• [WORK TO BE COMPLETED] Transcribe the data in full and exactly, omitting any pictures.
----
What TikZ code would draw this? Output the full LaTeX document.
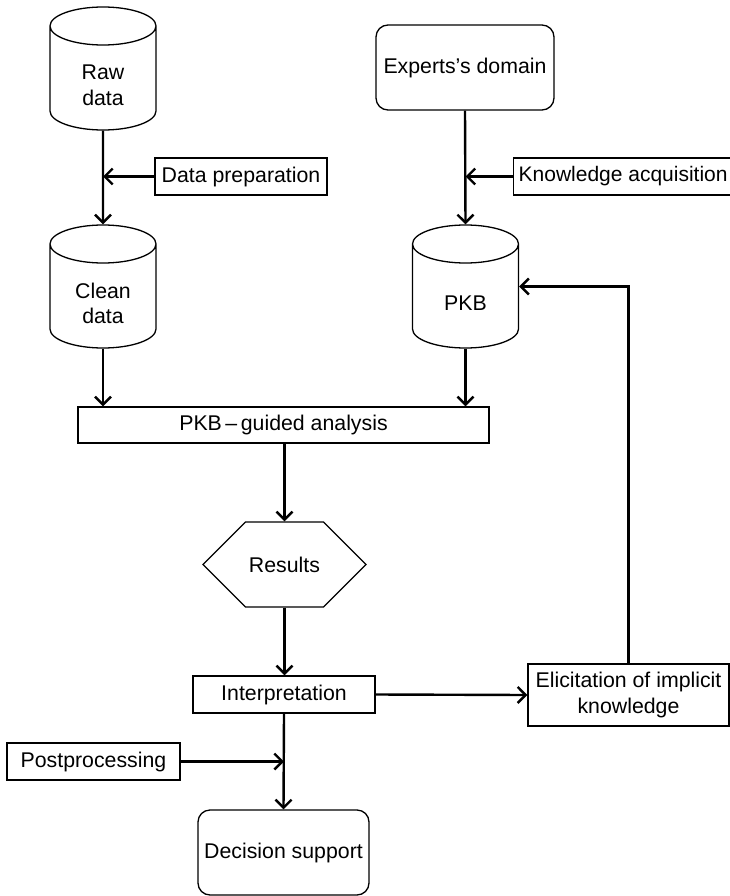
\documentclass[tikz,border=0pt]{standalone}
\usepackage{fontspec}
\setmainfont{Liberation Sans}
\usetikzlibrary{arrows.meta, shapes.geometric, shapes.symbols}

\begin{document}
\begin{tikzpicture}[
  x=1pt, y=-1pt,
  every node/.style = {font=\fontsize{21.3}{25.5}\selectfont, line width=1.3pt},
  box/.style    = {rectangle, draw, align=center, inner sep=0pt,
                   minimum width=#1, minimum height=37pt},
  rbox/.style   = {rectangle, rounded corners=12pt, draw, align=center,
                   inner sep=0pt, minimum width=#1, minimum height=85pt},
  db/.style     = {cylinder, shape border rotate=90, draw, anchor=shape center,
                   aspect=0.38, inner sep=0pt, text width=100pt,
                   minimum width=106pt, minimum height=123pt,
                   label={[align=center, yshift=-7pt]center:#1}},
  hexa/.style   = {signal, signal to=east and west, draw, inner sep=0pt,
                   minimum width=163pt, minimum height=85pt},
  arr/.style    = {-{Straight Barb[length=8pt, width=16pt, line width=2.4pt]},
                   line width=2.4pt},
]
\useasboundingbox (0,0) rectangle (730,896);
\node[db={Raw\\data}]              (raw)     at (103,68.5)  {};
\node[box=172pt]                   (prep)    at (241,176.5) {Data preparation};
\node[db={Clean\\data}]            (clean)   at (103,286.5) {};
\node[rbox=178pt]                  (experts) at (465,67.5)  {Experts's domain};
\node[box=219pt, anchor=west, font=\fontsize{21}{25}\selectfont]
                                   (acq)     at (513,176.5) {Knowledge acquisition};
\node[db={PKB}]                    (pkb)     at (465.5,286.5) {};
\node[box=411pt, minimum height=36pt] (analysis) at (283.5,425) {PKB\,--\,guided analysis};
\node[hexa]                        (results) at (284.5,564.5) {Results};
\node[box=182pt]                   (interp)  at (284,694.5) {Interpretation};
\node[box=201pt, minimum height=62pt] (elicit) at (628.5,695) {Elicitation of implicit\\knowledge};
\node[box=173pt]                   (post)    at (93.5,761.5) {Postprocessing};
\node[rbox=171pt]                  (decision) at (283.5,852.5) {Decision support};
\draw[arr] (raw.south) -- (clean.north);
\draw[arr] (prep.west) -- (prep.west -| raw.south);
\draw[arr] (experts.south) -- (pkb.north);
\draw[arr] (acq.west) -- (acq.west -| pkb.north);
\draw[arr] (clean.south) -- (clean.south |- analysis.north);
\draw[arr] (pkb.south) -- (pkb.south |- analysis.north);
\draw[arr] (results.north |- analysis.south) -- (results.north);
\draw[arr] (results.south) -- (results.south |- interp.north);
\draw[arr] (interp.east) -- (elicit.west);
\draw[arr] (elicit.north) |- (pkb.east |- pkb.shape center);
\draw[arr] (interp.south) -- (decision.north);
\draw[arr] (post.east) -- (post.east -| interp.south);
\end{tikzpicture}
\end{document}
----
• [SOLUTION FOR THIS TASK]
What TikZ code would draw this? Output the full LaTeX document.
\documentclass[tikz,border=0pt]{standalone}
\usepackage{fontspec}
\setmainfont{Liberation Sans}
\usetikzlibrary{arrows.meta, shapes.geometric, shapes.symbols}

\begin{document}
\begin{tikzpicture}[
  x=1pt, y=-1pt,
  every node/.style = {font=\fontsize{21.3}{25.5}\selectfont, line width=1.3pt},
  box/.style    = {rectangle, draw, align=center, inner sep=0pt,
                   minimum width=#1, minimum height=37pt},
  rbox/.style   = {rectangle, rounded corners=12pt, draw, align=center,
                   inner sep=0pt, minimum width=#1, minimum height=85pt},
  db/.style     = {cylinder, shape border rotate=90, draw, anchor=shape center,
                   aspect=0.38, inner sep=0pt, text width=100pt,
                   minimum width=106pt, minimum height=123pt,
                   label={[align=center, yshift=-7pt]center:#1}},
  hexa/.style   = {signal, signal to=east and west, draw, inner sep=0pt,
                   minimum width=163pt, minimum height=85pt},
  arr/.style    = {-{Straight Barb[length=8pt, width=16pt, line width=2.4pt]},
                   line width=2.4pt},
]
\useasboundingbox (0,0) rectangle (730,896);
\node[db={Raw\\data}]              (raw)     at (103,68.5)  {};
\node[box=172pt]                   (prep)    at (241,176.5) {Data preparation};
\node[db={Clean\\data}]            (clean)   at (103,286.5) {};
\node[rbox=178pt]                  (experts) at (465,67.5)  {Experts's domain};
\node[box=219pt, anchor=west, font=\fontsize{21}{25}\selectfont]
                                   (acq)     at (513,176.5) {Knowledge acquisition};
\node[db={PKB}]                    (pkb)     at (465.5,286.5) {};
\node[box=411pt, minimum height=36pt] (analysis) at (283.5,425) {PKB\,--\,guided analysis};
\node[hexa]                        (results) at (284.5,564.5) {Results};
\node[box=182pt]                   (interp)  at (284,694.5) {Interpretation};
\node[box=201pt, minimum height=62pt] (elicit) at (628.5,695) {Elicitation of implicit\\knowledge};
\node[box=173pt]                   (post)    at (93.5,761.5) {Postprocessing};
\node[rbox=171pt]                  (decision) at (283.5,852.5) {Decision support};
\draw[arr] (raw.south) -- (clean.north);
\draw[arr] (prep.west) -- (prep.west -| raw.south);
\draw[arr] (experts.south) -- (pkb.north);
\draw[arr] (acq.west) -- (acq.west -| pkb.north);
\draw[arr] (clean.south) -- (clean.south |- analysis.north);
\draw[arr] (pkb.south) -- (pkb.south |- analysis.north);
\draw[arr] (results.north |- analysis.south) -- (results.north);
\draw[arr] (results.south) -- (results.south |- interp.north);
\draw[arr] (interp.east) -- (elicit.west);
\draw[arr] (elicit.north) |- (pkb.east |- pkb.shape center);
\draw[arr] (interp.south) -- (decision.north);
\draw[arr] (post.east) -- (post.east -| interp.south);
\end{tikzpicture}
\end{document}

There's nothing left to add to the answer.